Visco al Polo di Novoli: per l’Europa del rigore e della “crescita”

Ventisei slides, tre presidi, un rettore e quasi due ore di lezione accademica: questi i numeri in estrema sintesi della lectio magistralis che il Governatore della Banca d’Italia, Ignazio Visco, ha tenuto questo pomeriggio al Polo delle Scienze Sociali di Firenze.

Una lezione nella quale non sono mancate peraltro gradite sorprese. Infatti, nonostante la maggioranza dei presenti in aula abbiano mostrato un battito di mano alquanto facile ad ogni sospiro che provenisse dalla bocca del Governatore, non tutta la composita galassia studentesca dell’Ateneo fiorentino era così ben disposta. Per tali ragioni, a fronte di un format come quello della lectio magistralis che per tradizione non prevede dibattito, un nutrito gruppo di studenti ha provato a far sentire, nonostante la massiccia presenza della Digos, la propria voce. La contestazione, peraltro ampiamente annunciata nei giorni scorsi, è quindi riuscita nel proprio intento di bloccare per quasi quaranta minuti il soporifero andamento della lezione, nella quale Visco stava ricostruendo, secondo i canoni classici della vulgata neoliberista, le difficoltà attuali delle economie Occidentali. Il Governatore ha quindi più volte sottolineato come l’origine della crisi sia da ricercare in primo luogo nell’eccessiva finanziarizzazione e nelle spregiudicate innovazioni dei mercati, che a loro volta, come mele marce, avrebbero infettato anche la parte sana, ovvero l’economia reale. Le ragioni della proliferazioni di strumenti di alta finanza non vengono però specificate dal Governatore, che sembra assumerle come dati oggettivi, negando perciò a priori la possibilità di rintracciarne le origini. Queste, ad esempio, per la vulgata marxiana sono da collegare direttamente alla tendenziale caduta del saggio di profitto, dovuto a sua volta all’aumento della percentuale del capitale fisso rispetto a quello variabile. I minori profitti che le imprese riescono ad assicurarsi a fronte della diminuzione della forza-lavoro impiegata, che rimane, non sembra superfluo ricordarlo, l’unica parte dell’intero ciclo produttivo nel quale si produce plus-valore, induce quindi i capitalisti a percorrere altre strade. Tra queste ed in primis troviamo la finanza. Una siffatta ricostruzione può ovviamente essere criticata e rigettata. Tuttavia, l’operazione che induce Visco a ritenere la crescita della finanza come uno stato di natura è intellettualmente inaccettabile.
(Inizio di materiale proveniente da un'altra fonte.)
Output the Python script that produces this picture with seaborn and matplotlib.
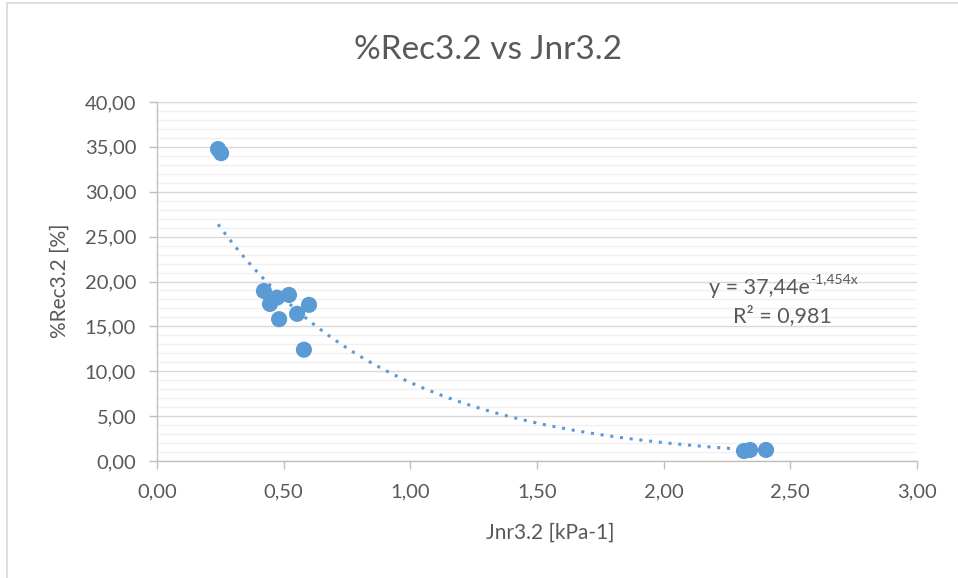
import numpy as np
import pandas as pd
import matplotlib
matplotlib.use("Agg")
import matplotlib.pyplot as plt
from matplotlib.patches import Rectangle
from matplotlib.ticker import MultipleLocator, FuncFormatter
import seaborn as sns

# Data
jnr = [0.241, 0.253, 0.422, 0.446, 0.474, 0.482, 0.521, 0.553, 0.580, 0.600, 2.317, 2.341, 2.404]
rec = [34.76, 34.30, 18.94, 17.50, 18.20, 15.80, 18.50, 16.40, 12.40, 17.40, 1.11, 1.23, 1.23]
fit_a = 37.44
fit_b = -1.454
title = "%Rec3.2 vs Jnr3.2"
x_label = "Jnr3.2 [kPa-1]"
y_label = "%Rec3.2 [%]"

df = pd.DataFrame({x_label: jnr, y_label: rec})

sns.set_theme(style="white")
plt.rcParams['font.family'] = ['Lato', 'DejaVu Sans']

W, H = 958, 578
fig = plt.figure(figsize=(W / 100, H / 100), dpi=100)
ax = fig.add_axes([157 / W, 1 - 461 / H, (917 - 157) / W, (461 - 102) / H])

grey_txt = "#595959"
blue = "#5B9BD5"

# exponential trendline
xs = np.linspace(min(jnr), min(jnr[-3:]), 200)
ys = fit_a * np.exp(fit_b * xs)
ax.plot(xs, ys, linestyle=(0, (1, 2.2)), color=blue, lw=2.2, zorder=2)

sns.scatterplot(data=df, x=x_label, y=y_label, ax=ax,
                color=blue, s=135, edgecolor="none", zorder=3)

ax.set_xlim(0, 3)
ax.set_ylim(0, 40)
ax.xaxis.set_major_locator(MultipleLocator(0.5))
ax.yaxis.set_major_locator(MultipleLocator(5))
ax.yaxis.set_minor_locator(MultipleLocator(1))
fmt = FuncFormatter(lambda v, p: f"{v:.2f}".replace(".", ","))
ax.xaxis.set_major_formatter(fmt)
ax.yaxis.set_major_formatter(fmt)

ax.grid(which="major", axis="y", color="#D9D9D9", lw=1.0, zorder=0)
ax.grid(which="minor", axis="y", color="#F0F0F0", lw=1.0, zorder=0)
ax.grid(which="both", axis="x", visible=False)
ax.set_axisbelow(True)

for s in ["top", "right"]:
    ax.spines[s].set_visible(False)
for s in ["left", "bottom"]:
    ax.spines[s].set_color("#BFBFBF")
    ax.spines[s].set_linewidth(1.0)

ax.tick_params(axis="both", which="major", direction="out", length=6, width=1,
               color="#BFBFBF", labelcolor=grey_txt, labelsize=14.5,
               bottom=True, left=True)
ax.tick_params(axis="x", which="major", pad=10)
ax.tick_params(axis="y", which="major", pad=9)
ax.tick_params(axis="both", which="minor", length=0)

ax.set_xlabel("")
ax.set_ylabel("")
fig.text(550 / W, 1 - 533 / H, x_label, ha="center", va="center",
         color=grey_txt, fontsize=15)
fig.text(60 / W, 1 - 281 / H, y_label, ha="center", va="center",
         rotation=90, color=grey_txt, fontsize=15)

fig.text(488 / W, 1 - 50 / H, title, ha="center", va="center",
         color=grey_txt, fontsize=24)

# trendline equation
xj = (810 - 157) / 253.3
ax.text(xj, 19.3, "y = 37,44e", ha="right", va="center",
        color=grey_txt, fontsize=15.5)
ax.text(xj, 20.3, "-1,454x", ha="left", va="center",
        color=grey_txt, fontsize=10)
ax.text(2.467, 16.2, "R² = 0,981", ha="center", va="center",
        color=grey_txt, fontsize=15.5)

fig.patches.append(Rectangle((7 / W, -0.05), 1.1, 1 - 3 / H + 0.05,
                             transform=fig.transFigure, fill=False,
                             edgecolor="#D9D9D9", lw=1.2))

fig.savefig("out.png", dpi=100)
Il secondo focus del Governatore ruota attorno all’Europa, che vive una situazione di estrema fragilità non solamente per la difficile congiuntura internazionale, ma anche per alcune debolezze specifiche del Vecchio Continente. Queste si concentrerebbero nella tendenza esplosiva dei debiti statali e nell’incompletezza della costruzione dello spazio comune europeo. Visco glissa però sull’evidenza che l’ammontare del debito statale non costituisce di per sé alcun problema, come insegna il caso del Giappone dove un rapporto debito/pil sopra quota 230% convive con tassi di interesse alquanto limitati. Il vero nodo del contendere riguarda casomai come viene rifinanziato il debito stesso. Punto sul quale peraltro il Governatore sembra avere le idee molto chiare visto che ripete il solito mantra neoliberista, ovvero sottolineando l’importanza delle rassicurazioni da fornire ai mercati. Questi infatti, a fronte di instabilità interne nei singoli Stati chiedono di essere rassicurati con maggiori tassi di interesse sui propri prestiti. I governi che vogliano quindi assicurare al proprio Paese un differenziale basso rispetto ai Bund tedeschi possono solamente procedere nella direzione che il passato governo ha intrapreso. Si tratta, come evidente, di una costruzione di senso forte, una gabbia dalla quale è difficile evadere e che trova piena espressione nelle conclusioni proposte dal Governatore, che si delineano come una vera e propria agenda di governo: a) riduzione delle debolezze a livello nazionale ed europeo; b) implementazione del processo di unità economica e politica a livello continentale; c) equilibrio dei conti pubblici; d) difesa e potenziamento delle politiche di rigore, come il famigerato, almeno per noi, fiscal compact; e) ampio grado di libertà per il mercato che deve funzionare e può farlo solamente in una società senza vincoli.

La lectio magistralis di Visco termina qua, seguono i ringraziamenti di rito ed un lungo e gelido applauso. Per fortuna a riscaldare il cuore di chi non ritiene la strada tracciata da Visco l’unica possibile ci avevano già pensato gli studenti fiorentini, quelli pensanti ça va sans dire.